PROBLEM. Each year, growth businesses invest a pre-determined annual marketing budget that must drive a pre-determined number of customers at a pre-determined cost per customer (CPA). When unprofitable, growth businesses fund their marketing budget in 2 ways:
1) Entrepreneurs' dilution. Entrepreneurs of B2C tech firms typically dilute 70-90% of their equity to get through Series D. A staggering 40-70% of the total money raised is spent on Marketing Acquisition or Growth. Implications: Entrepreneurs forego 70-90% of the profit each customer will generate over their lifetime to fund their annual marketing budgets!
2) Company debt (usually convertible, i.e., dilutive if the company is insolvent). Existing financial operators can only fund a portion of Annual Recurring Revenues (ARR), usually 30-50%. That usually represents a fraction of the growth potential... and the firm still has to hire, train, and maintain the team and infrastructure to deliver campaigns that will deliver customers at a cost that will meet its loan covenants.
SOLUTION. Each month, business clients commit to the number of customers they wish to acquire. Regenerative then uses its GaaS Platform to acquire them "as a service" and it charges its clients, post-acquisition, a price based on average CPA plus a pre-determined premium, all payable as individual customer revenues hit the client's P&L.
Regenerative funds upfront all of the advertising and marketing infrastructure cost of acquiring each cohort of customers. Contrary to financial operators, it also executes marketing campaigns. If GAAS reduces the average CPA, 100% of that efficiency is passed on to the client (new price + new CPA plus Premium).

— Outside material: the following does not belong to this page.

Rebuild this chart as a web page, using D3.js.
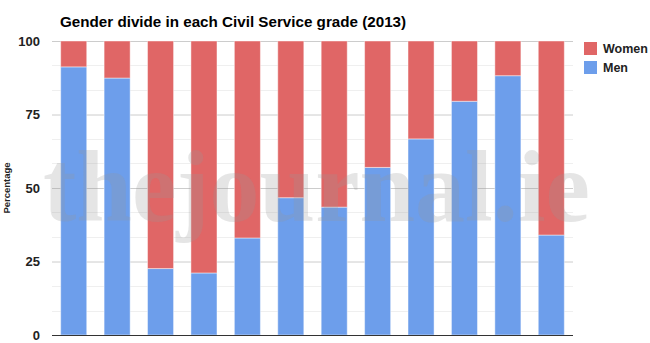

BENEFIT. From the client's perspective, there is no need to dilute or take on costly debt to increase yearly marketing budgets. Marketing becomes risk-free, and there is no need to invest in expensive staff and martech infrastructure. As a result, Entrepeneurs and early investors end up with more customers, acquired faster, at a slightly higher CPA but with lower fixed costs. Over time, they capture 70-90% of the lifetime profits of each customer vs. 10-30%, and they control the Board of their company for much longer, if not forever.